Вторая интенция состояла в неколебимом материализме, понимаемом так: тем скорбим сильнее — чем материал дороже. Реализация популярной мысли, состоящей в том, что смерти можно дать взятку, облегчала скорбь и повышала социальный статус (в глазах самого утешаемого). Энергичный наследник добывал на могилу гранит и мрамор (провинции они не полагались), наследник ленивый ограничивался мраморной крошкой, а совсем уж люмпен выводил по бетону золотой краской звездочку или лавровую ветвь. Типа богато. Что выглядело примечательной иллюстрацией к борьбе с вещизмом и проповедям о духовном, звучащих в советское время на каждом уроке литературы.
А борьба за «хорошее» место на кладбище была сравнима только с битвой за гараж или за урожай. Государство же, будучи осведомлено о склонностях подданных, в отместку выделяло места под кладбища и гаражи непременно на неудобицах, вдоль железных дорог и в подтопленных низинах, а землю под садоводство на 1/6 части мировой суши показательно ограничивало шестью сотками.
Работой советского государства вообще было уничтожить человека.
Надо признать: работа была выполнена качественно и в срок.
***
Эльдару Рязанову больше не снять про гаражи фильм: недвижимость приватизирована; проблема решена. С дачами тоже вроде все ясно: при наличии денег можно иметь дворец и сад.

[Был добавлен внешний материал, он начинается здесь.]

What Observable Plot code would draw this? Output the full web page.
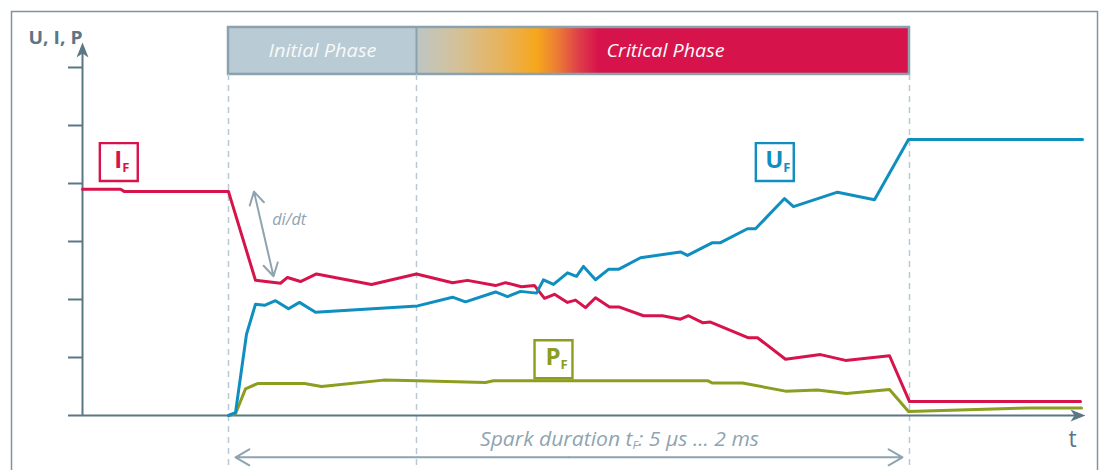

Но кладбища по-прежнему остаются исключительной вотчиной государства, и с ними происходит то, что обязано происходить. Потому что в частном бизнесе результат может быть хорош или плох, но в государственном деле он только один, причем во всем, от армейской службы до пенсионной реформы, от работы ГАИ до работы ЖКХ. Он отвратителен настолько, что ты, узнав о гибели близкого в катастрофе, не можешь свою память этому государству доверить, а бежишь давать взятку директору, условно говоря, ФГУП «Востряганьковское», а потом, рыдая, прибиваешь к сосне у шоссе искореженное автомобильное крыло и врываешь рядом крест.
То есть делаешься от государства неотличим ни эстетически, ни морально. Там конкретные люди приватизировали публичную власть — тут ты приватизировал публичную сосну.
Когда я катаюсь на роликах по Поклонке, превращенной в мемориал, то есть тоже по своего рода кладбищу с точки зрения нравственных функций, я думаю, как замечательно, как бы прекрасно было это место, если бы средь кущ и рощ, средь свежепокрашенных немецких танков и наших катюш была бы выстроена не церетелевская пошлятина, а устроены скейт-парк плюс площадка для трюкачей-экстремалов на смешных маленьких велосипедах BMX. Представляете, сколь иначе звучала бы тема смерти и жизни? Это мог быть мирового уровня мемориал. А то, что сделал Церетели — все эти храмы-фонтаны-купола-стелы-бронзы-мраморы, та же надпись краской-бронзовкой.
Самое печальное, что вкусы Церетели, Лужкова и, я полагаю, народа едины. И по той причине народ будет получать те могилы, какие получает.
В Думе, обратите внимание, про закон о частных погостах со всеми его прелестями, вроде ликвидации могилы после прекращения аренды, даже не заикаются. Там грозят кулаком Эстонии по поводу Бронзового солдата. Я к Эстонии отношусь без иллюзий, они когда-то выдавили из Пярну вдову Давида Самойлова с больным ребенком. Но вот то, что эстонцы прах наших солдат достойно перезахоронят, не сомневаюсь. И что гроб Самойлова на ухоженном, с горящими в стеклянных колпаках свечами, пярнуском кладбище не будет оскорблен — не сомневаюсь тоже. Мне просто хочется иногда, чтобы вместо хлопот о давно истлевших солдатах в Таллине радетели государственности хоть раз квакнули о не успевших истлеть под родными осинами. Впрочем, не квакнут: у них там наверняка спецпогребение.
И правильно Бродский предпочел Венецию спецмандату на давно закрытое Смоленское кладбище в Петербурге — я его понимаю.
Выход из этого дела один: жить вечно.
Но если я все же умру, то пусть меня не хоронят, а кремируют. Прах же очень прошу развеять в ветреный день у Петропавловки над Невой, когда меж крепостью и Зимним дворцом вскипают бурунчики на волнах.
Вдова пусть будет в шали с кистями, красиво взлетающими на ветру.
Решительно невозможно уродовать своей смертью мир.